The Supreme Court heard oral arguments Dec. 2 in Locke vs. Davey. The day before, the Roundtable on Religion and Social Welfare Policy released a new report analyzing the case and the current state of the law in other areas regarding government funding for religious groups.
“I can't think of another time in recent history when the constellation of issues surrounding church-state relations has been more prominent,” said Richard Nathan, the Roundtable's executive director, in a press event accompanying the report's release.
The case “has the potential to be very significant,” according to Ira Lupu and Robert Tuttle, George Washington University Law School professors who authored the report and serve as the Roundtable's resident legal scholars.
In Locke vs. Davey, the court may decide whether states must, in some circumstances, provide funding for a program of religious education if it provides funding for other sorts of programs.
In the case, Washington resident Joshua Davey received a state-funded tuition grant to attend a Seattle-area Bible college. However, the state revoked the scholarship when Davey declared a double major that included pastoral ministries, citing a provision in Washington's constitution that prohibits the state from spending any money on religious instruction.
Davey sued the state and lost, but the ruling was reversed by the 9th U.S. Circuit Court of Appeals, which said the state's decision violated Davey's right to free exercise of religion.
Washington's constitutional provision is similar to clauses of several other state constitutions, sometimes collectively referred to as “Blaine amendments” by supporters of public money for religious education.
Some such state constitutional provisions were modeled after a 19th-century amendment former Sen. James Blaine of Maine unsuccessfully proposed to the U.S. Constitution. While critics of the so-called Blaine amendments say the provisions had their origins in anti-Catholic bias rampant at the time, opponents of government funding for religious instruction say that argument is an oversimplification and that bad motivations don't necessarily make for bad laws.
The state Blaine amendments are seen by both sides as the last major legal obstacle to government funding for religious schools and other religious organizations.
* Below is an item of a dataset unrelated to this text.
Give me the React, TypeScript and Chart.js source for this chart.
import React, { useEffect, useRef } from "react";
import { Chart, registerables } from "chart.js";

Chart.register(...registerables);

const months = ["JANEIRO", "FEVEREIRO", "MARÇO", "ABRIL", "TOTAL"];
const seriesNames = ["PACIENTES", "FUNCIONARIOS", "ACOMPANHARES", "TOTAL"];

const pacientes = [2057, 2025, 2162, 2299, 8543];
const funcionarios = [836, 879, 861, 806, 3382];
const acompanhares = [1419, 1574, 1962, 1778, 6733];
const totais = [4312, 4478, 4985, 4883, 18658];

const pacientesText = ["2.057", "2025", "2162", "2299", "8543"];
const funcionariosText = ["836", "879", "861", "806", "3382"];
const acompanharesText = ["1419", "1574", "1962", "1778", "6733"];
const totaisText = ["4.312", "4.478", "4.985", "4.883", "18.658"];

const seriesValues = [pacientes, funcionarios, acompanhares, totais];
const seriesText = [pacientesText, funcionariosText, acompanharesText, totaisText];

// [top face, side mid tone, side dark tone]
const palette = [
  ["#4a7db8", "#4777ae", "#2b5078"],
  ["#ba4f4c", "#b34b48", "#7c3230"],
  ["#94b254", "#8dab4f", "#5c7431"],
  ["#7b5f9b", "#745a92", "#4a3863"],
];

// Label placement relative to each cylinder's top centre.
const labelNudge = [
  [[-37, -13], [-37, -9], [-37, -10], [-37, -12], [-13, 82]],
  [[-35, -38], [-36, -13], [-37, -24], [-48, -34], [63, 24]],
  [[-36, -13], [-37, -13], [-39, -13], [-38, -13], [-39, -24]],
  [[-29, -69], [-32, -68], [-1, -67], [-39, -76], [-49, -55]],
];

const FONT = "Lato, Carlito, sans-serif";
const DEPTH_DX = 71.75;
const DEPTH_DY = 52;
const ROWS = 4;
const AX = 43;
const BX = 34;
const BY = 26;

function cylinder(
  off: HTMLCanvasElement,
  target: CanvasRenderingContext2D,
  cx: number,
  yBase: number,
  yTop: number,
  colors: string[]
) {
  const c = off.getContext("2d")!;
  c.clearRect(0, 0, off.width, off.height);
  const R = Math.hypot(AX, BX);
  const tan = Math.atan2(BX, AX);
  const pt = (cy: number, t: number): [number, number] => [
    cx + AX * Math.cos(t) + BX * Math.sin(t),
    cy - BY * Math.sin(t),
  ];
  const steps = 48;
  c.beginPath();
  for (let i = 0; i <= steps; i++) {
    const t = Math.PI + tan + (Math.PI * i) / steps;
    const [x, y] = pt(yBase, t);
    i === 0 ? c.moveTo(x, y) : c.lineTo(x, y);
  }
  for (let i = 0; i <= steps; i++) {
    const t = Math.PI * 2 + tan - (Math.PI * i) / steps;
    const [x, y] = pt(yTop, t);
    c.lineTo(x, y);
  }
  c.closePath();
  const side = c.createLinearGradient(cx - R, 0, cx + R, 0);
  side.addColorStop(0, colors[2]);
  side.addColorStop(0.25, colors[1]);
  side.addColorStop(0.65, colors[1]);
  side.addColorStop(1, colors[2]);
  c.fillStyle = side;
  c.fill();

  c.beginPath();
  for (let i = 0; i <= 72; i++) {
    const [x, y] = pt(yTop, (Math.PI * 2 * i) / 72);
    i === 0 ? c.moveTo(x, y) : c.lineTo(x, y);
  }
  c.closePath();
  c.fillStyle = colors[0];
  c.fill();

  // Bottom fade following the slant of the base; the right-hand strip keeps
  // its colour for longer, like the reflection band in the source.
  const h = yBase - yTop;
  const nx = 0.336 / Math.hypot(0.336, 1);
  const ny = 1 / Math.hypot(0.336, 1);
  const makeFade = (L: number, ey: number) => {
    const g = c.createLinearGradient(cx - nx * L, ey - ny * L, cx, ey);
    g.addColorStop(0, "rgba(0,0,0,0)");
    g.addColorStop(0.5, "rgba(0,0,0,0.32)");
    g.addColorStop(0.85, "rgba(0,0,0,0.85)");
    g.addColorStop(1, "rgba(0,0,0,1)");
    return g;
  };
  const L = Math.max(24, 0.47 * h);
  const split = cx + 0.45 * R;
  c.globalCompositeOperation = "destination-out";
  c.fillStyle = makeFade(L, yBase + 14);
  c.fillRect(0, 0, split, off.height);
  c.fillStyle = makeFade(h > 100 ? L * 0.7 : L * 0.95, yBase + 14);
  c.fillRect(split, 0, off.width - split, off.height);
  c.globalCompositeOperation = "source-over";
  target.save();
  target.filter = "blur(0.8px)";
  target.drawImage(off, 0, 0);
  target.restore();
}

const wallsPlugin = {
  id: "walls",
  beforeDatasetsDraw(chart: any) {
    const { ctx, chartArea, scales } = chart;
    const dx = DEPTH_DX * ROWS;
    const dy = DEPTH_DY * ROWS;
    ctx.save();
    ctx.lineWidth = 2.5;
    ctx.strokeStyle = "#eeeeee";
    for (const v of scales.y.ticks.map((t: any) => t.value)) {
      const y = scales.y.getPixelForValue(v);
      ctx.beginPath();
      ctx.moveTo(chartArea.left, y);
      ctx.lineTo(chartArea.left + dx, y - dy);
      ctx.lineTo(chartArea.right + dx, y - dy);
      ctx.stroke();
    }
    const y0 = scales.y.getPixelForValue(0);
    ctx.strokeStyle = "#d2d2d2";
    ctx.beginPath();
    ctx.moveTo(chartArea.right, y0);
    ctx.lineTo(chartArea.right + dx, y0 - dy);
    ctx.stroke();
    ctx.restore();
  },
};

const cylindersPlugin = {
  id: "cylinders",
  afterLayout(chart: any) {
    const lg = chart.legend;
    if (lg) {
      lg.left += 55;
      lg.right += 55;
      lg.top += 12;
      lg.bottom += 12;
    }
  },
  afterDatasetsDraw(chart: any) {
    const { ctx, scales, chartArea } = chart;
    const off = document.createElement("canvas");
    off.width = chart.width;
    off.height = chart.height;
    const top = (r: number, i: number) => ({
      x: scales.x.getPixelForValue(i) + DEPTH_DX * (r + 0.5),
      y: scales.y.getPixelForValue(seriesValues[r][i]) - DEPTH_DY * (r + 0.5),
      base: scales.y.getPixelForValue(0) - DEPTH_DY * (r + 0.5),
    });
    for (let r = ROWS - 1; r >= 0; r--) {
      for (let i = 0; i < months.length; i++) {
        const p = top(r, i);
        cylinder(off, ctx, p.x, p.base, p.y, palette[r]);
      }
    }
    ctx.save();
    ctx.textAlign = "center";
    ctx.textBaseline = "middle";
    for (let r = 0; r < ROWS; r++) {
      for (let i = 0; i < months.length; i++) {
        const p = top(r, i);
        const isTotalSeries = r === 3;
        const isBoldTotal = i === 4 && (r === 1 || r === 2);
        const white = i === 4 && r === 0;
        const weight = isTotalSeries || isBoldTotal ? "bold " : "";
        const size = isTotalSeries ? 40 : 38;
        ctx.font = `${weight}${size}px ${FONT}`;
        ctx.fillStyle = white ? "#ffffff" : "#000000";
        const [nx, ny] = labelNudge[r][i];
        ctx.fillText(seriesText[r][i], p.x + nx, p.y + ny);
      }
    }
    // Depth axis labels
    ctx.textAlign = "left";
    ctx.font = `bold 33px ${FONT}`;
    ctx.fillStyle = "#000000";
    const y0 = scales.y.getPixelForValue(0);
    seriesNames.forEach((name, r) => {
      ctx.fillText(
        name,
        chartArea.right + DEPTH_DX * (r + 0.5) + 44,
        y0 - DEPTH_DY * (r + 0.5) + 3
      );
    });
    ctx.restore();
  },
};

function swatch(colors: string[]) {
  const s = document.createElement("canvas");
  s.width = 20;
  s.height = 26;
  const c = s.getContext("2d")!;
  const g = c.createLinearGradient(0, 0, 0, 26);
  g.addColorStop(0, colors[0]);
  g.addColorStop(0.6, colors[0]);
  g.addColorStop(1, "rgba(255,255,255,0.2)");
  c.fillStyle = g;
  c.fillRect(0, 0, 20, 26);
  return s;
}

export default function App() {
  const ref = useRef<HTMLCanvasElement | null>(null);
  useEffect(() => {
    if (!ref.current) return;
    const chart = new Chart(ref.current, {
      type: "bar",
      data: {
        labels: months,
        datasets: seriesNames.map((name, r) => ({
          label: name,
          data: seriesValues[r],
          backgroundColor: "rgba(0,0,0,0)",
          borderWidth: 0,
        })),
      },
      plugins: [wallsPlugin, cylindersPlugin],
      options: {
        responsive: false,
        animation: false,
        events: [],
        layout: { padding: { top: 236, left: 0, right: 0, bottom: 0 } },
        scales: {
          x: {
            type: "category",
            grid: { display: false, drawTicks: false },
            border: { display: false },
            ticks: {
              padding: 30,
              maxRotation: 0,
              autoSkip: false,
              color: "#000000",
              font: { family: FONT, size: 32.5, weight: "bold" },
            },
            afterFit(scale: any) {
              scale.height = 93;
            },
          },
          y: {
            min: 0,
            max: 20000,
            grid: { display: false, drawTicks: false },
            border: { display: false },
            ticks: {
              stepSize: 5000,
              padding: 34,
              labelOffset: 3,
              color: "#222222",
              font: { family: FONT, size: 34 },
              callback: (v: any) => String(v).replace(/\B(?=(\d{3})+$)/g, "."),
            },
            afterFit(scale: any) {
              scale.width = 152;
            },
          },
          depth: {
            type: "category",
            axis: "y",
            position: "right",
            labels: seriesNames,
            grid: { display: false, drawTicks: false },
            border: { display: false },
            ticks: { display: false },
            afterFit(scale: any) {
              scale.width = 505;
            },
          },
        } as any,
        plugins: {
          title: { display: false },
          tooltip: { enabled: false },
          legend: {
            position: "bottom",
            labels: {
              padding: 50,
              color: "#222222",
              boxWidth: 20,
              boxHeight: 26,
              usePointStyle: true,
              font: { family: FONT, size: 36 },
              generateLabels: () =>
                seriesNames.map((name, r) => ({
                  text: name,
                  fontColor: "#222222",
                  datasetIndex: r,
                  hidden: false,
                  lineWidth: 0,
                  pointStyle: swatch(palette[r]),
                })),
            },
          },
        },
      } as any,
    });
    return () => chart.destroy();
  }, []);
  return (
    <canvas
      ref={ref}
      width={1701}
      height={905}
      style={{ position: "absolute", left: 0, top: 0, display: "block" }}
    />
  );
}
Many groups that support government funding for religious institutions have filed friend-of-the-court briefs on Davey's side in the case, supporting his argument that Blaine-like state provisions unfairly violate free exercise of religion.
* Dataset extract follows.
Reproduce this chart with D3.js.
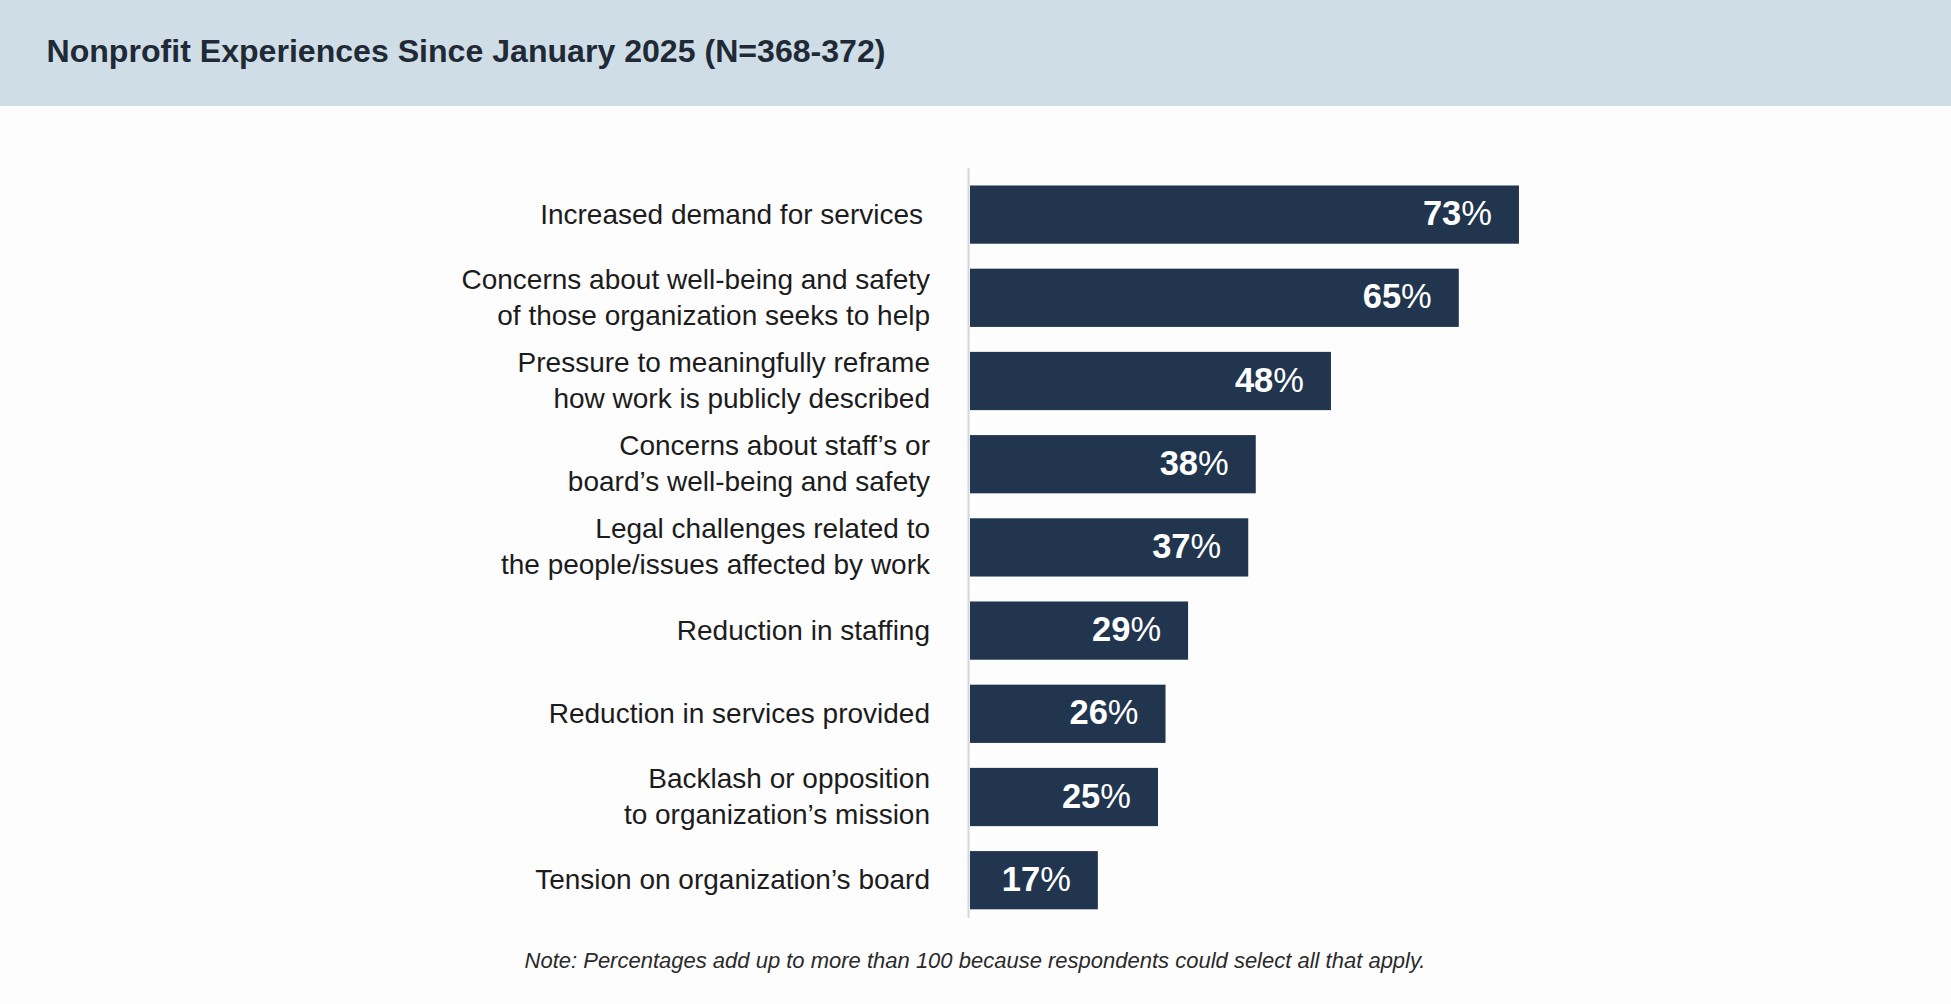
<!DOCTYPE html>
<html>
<head>
<meta charset="utf-8">
<script src="https://cdn.jsdelivr.net/npm/d3@7"></script>
<style>
  html, body { margin: 0; padding: 0; background: #fdfdfd; }
  svg { display: block; }
</style>
</head>
<body>
<svg id="chart" width="1951" height="1004"></svg>
<script>
const title = "Nonprofit Experiences Since January 2025 (N=368-372)";
const note = "Note: Percentages add up to more than 100 because respondents could select all that apply.";
const categories = [
  ["Increased demand for services"],
  ["Concerns about well-being and safety", "of those organization seeks to help"],
  ["Pressure to meaningfully reframe", "how work is publicly described"],
  ["Concerns about staff\u2019s or", "board\u2019s well-being and safety"],
  ["Legal challenges related to", "the people/issues affected by work"],
  ["Reduction in staffing"],
  ["Reduction in services provided"],
  ["Backlash or opposition", "to organization\u2019s mission"],
  ["Tension on organization\u2019s board"]
];
const values = [73, 65, 48, 38, 37, 29, 26, 25, 17];

const W = 1951, H = 1004;
const svg = d3.select("#chart");

// background
svg.append("rect").attr("x", 0).attr("y", 0).attr("width", W).attr("height", H).attr("fill", "#fdfdfd");
svg.append("rect").attr("x", 0).attr("y", 0).attr("width", W).attr("height", 106).attr("fill", "#cfdde6");

// title
svg.append("text")
  .attr("x", 46.5).attr("y", 62)
  .attr("font-family", "'Liberation Sans', Arial, sans-serif")
  .attr("font-weight", 700)
  .attr("font-size", 31.5)
  .attr("fill", "#1f2a36")
  .attr("textLength", 839)
  .attr("lengthAdjust", "spacingAndGlyphs")
  .text(title);

const idx = d3.range(values.length);
const x = d3.scaleLinear().domain([0, 100]).range([970, 1722]);
const y = d3.scaleBand().domain(idx).range([173, 921.8]).paddingInner(0.3).paddingOuter(0.15);

// axis line
svg.append("line")
  .attr("x1", 968.5).attr("x2", 968.5)
  .attr("y1", 168).attr("y2", 918)
  .attr("stroke", "#d4d6d8").attr("stroke-width", 2);

// bars
svg.append("g").selectAll("rect").data(idx).join("rect")
  .attr("x", x(0))
  .attr("y", i => y(i))
  .attr("width", i => x(values[i]) - x(0))
  .attr("height", y.bandwidth())
  .attr("fill", "#21354f");

// value labels
const vl = svg.append("g").selectAll("text").data(idx).join("text")
  .attr("x", i => x(values[i]) - 27)
  .attr("y", i => y(i) + y.bandwidth() / 2 + 10.5)
  .attr("text-anchor", "end")
  .attr("font-family", "'Liberation Sans', Arial, sans-serif")
  .attr("font-size", 34.5)
  .attr("fill", "#ffffff");
vl.append("tspan").attr("font-weight", 700).text(i => values[i]);
vl.append("tspan").attr("font-weight", 400).text("%");

// category labels
const lg = svg.append("g").selectAll("text").data(idx).join("text")
  .attr("text-anchor", "end")
  .attr("font-family", "'Liberation Sans', Arial, sans-serif")
  .attr("font-size", 28)
  .attr("fill", "#1c1c1c");
lg.each(function(i) {
  const lines = categories[i];
  const cy = y(i) + y.bandwidth() / 2 + 9;
  const n = lines.length;
  const sel = d3.select(this);
  lines.forEach((ln, k) => {
    sel.append("tspan")
      .attr("x", i === 0 ? 923 : 930)
      .attr("y", cy + (k - (n - 1) / 2) * 36)
      .text(ln);
  });
});

// note
svg.append("text")
  .attr("x", 975).attr("y", 968)
  .attr("text-anchor", "middle")
  .attr("font-family", "'Liberation Sans', Arial, sans-serif")
  .attr("font-style", "italic")
  .attr("font-size", 22)
  .attr("fill", "#2a2a2a")
  .text(note);
</script>
</body>
</html>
Lupu and Tuttle assert that a broad decision in Davey's favor on free-exercise grounds would have wide-ranging implications.
“The consequences of accepting this argument in its broadest form are sweeping,” the law professors write. “States will be obliged to include religious entities that otherwise meet relevant eligibility requirements in every program — school vouchers, or any sort of services — in which the state includes private secular entities.”
Holly Hollman, general counsel for the Baptist Joint Committee on Public Affairs, said in a Dec. 1 press release that such a decision would be a “quantum leap” for the Supreme Court to make. “It is one thing to say that indirect funding of religious education is permissible; it is quite another to say it is required.”
Hollman's organization as well as several other religious and civil-rights groups that support strict church-state separation have filed friend-of-the-court briefs arguing against a broad ruling in Davey's favor.
“Washington did not deny Davey tuition because he is religious,” Hollman said. “Washington simply made the rational decision that the training of ministers was not an appropriate activity for taxpayers to subsidize.”
Lupu and Tuttle also warn that such an all-encompassing decision could ultimately be a two-edged sword for religious organizations that wish to receive government funding. Accepting Davey's approach, the scholars said, “would make constitutionally suspect every state policy that treats religious activities or institutions differently from their secular counterparts.”
This could lay the legal groundwork for courts to become completely neutral toward religion, Lupu warned at the Dec. 1 press conference. Such a strict “neutrality” doctrine could end up stripping religious institutions of some of the special protections they enjoy under federal law, such as for land use or tax exemption.
A decision in the case, No. 02-1315, is expected by the end of the court's session in June.